The Saul Zaentz Early Education Initiative partnered with Threespot to develop the Zaentz Navigator, an interactive digital tool to assist researchers in understanding how cities and states across the country are building foundational early childhood education support and policy strategy in their local contexts.

We are surrounded by a staggering amount of information. Every day, we go about our lives sifting and sorting through continuous streams of information—some new, some familiar—and we are expected to make sense of it. It’s overwhelming for the layperson. For researchers, the enormity of the noise they have to sift through to find what’s meaningful can feel impossible. Where do you even start? In a digital age where everything is available with a touch, a swipe, or a click, access to the disorganized mess can be just as problematic as much no access at all.

This issue of under-centralized and under-cataloged knowledge is precisely the problem the Harvard Graduate School of Education approached us with. The early childhood education field (we’re talking ages 0 to 4 here!) in the U.S. is an incredibly uncoordinated system. While elementary and high schools can rely on networks of school boards, state and federal entities, and nonprofit players for support and structure, early childhood educators and policymakers have long been under-resourced. But the Saul Zaentz Early Education Initiative recognizes the importance of bridging policies, understanding gaps, and scaling successes across city, county, and state lines—making sense of the madness of scattered knowledge and unorganized information. 

The Zaentz team partnered with Threespot to develop the Zaentz Navigator, an interactive, user-friendly digital tool built to assist policymakers and researchers in understanding how cities and states across the country are building foundational early childhood education support and policy strategy in their local contexts. The Navigator houses over 200 state and city policy strategies for users to browse and query. The keystone functionality is the homepage query builder where users can input plain language parameters and the Navigator suggests what policy strategies might be most useful to them. By immediately asking users to actively participate in defining the kinds of content they will find relevant, the site quickly becomes a guiding tool at their disposal to build connections across the field instead of a dumping ground of information with limited relevance to each user. These are busy people who need answers, and the tool is designed to serve them.
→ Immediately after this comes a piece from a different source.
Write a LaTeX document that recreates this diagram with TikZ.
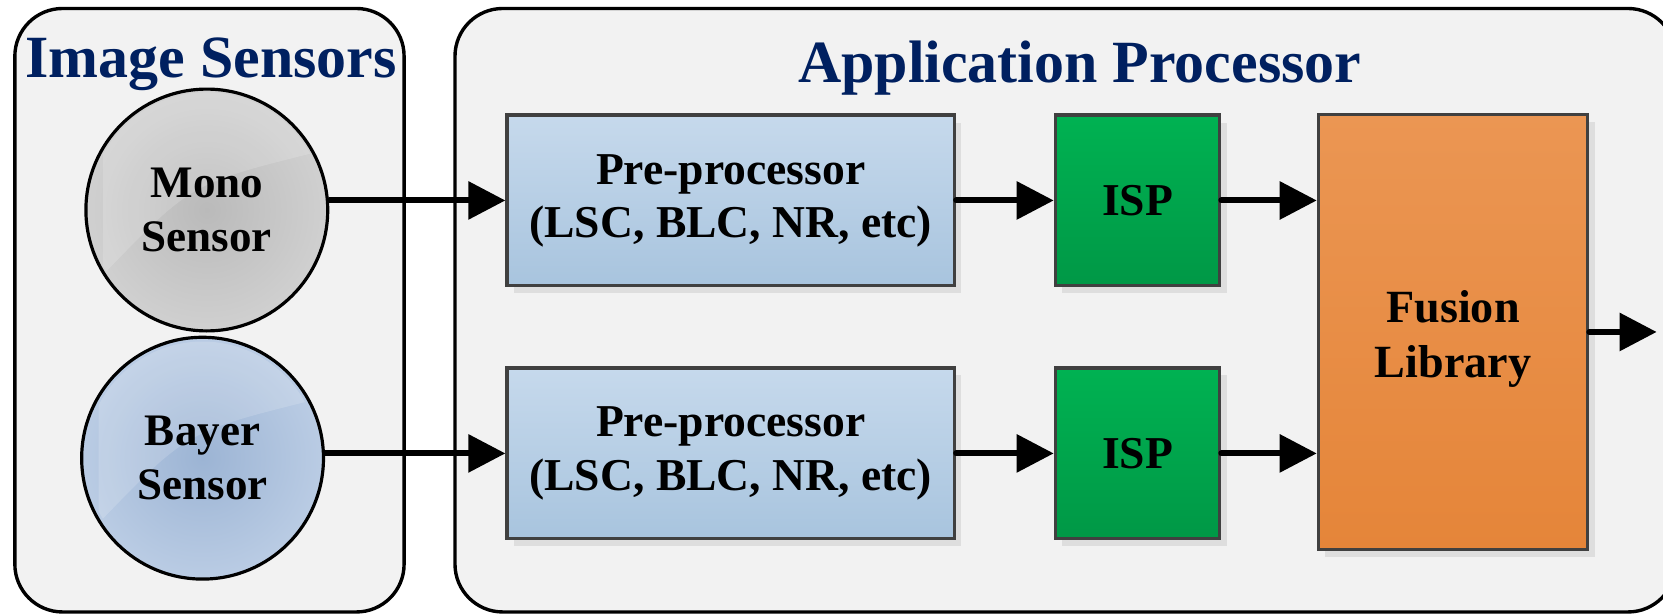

There is a lot of talk right now about big digital innovations—how they can make life easier,  harder, more or less accessible—but it doesn’t take the big new frontier in technology to make digital tools that help people right now. We’re all under-funded, over-caffeinated, and chasing deadlines. More than ever people need to be able to cut through the noise and the Zaentz Navigator is a prime example of how we can be creating digital tools right now that can make measurable, immediate differences for users, especially in the research field. We’re continuing to work with the team to make this simple tool more powerful, more accessible, and more useful to those working every day to mend the tattered tapestry of our early childhood education infrastructure.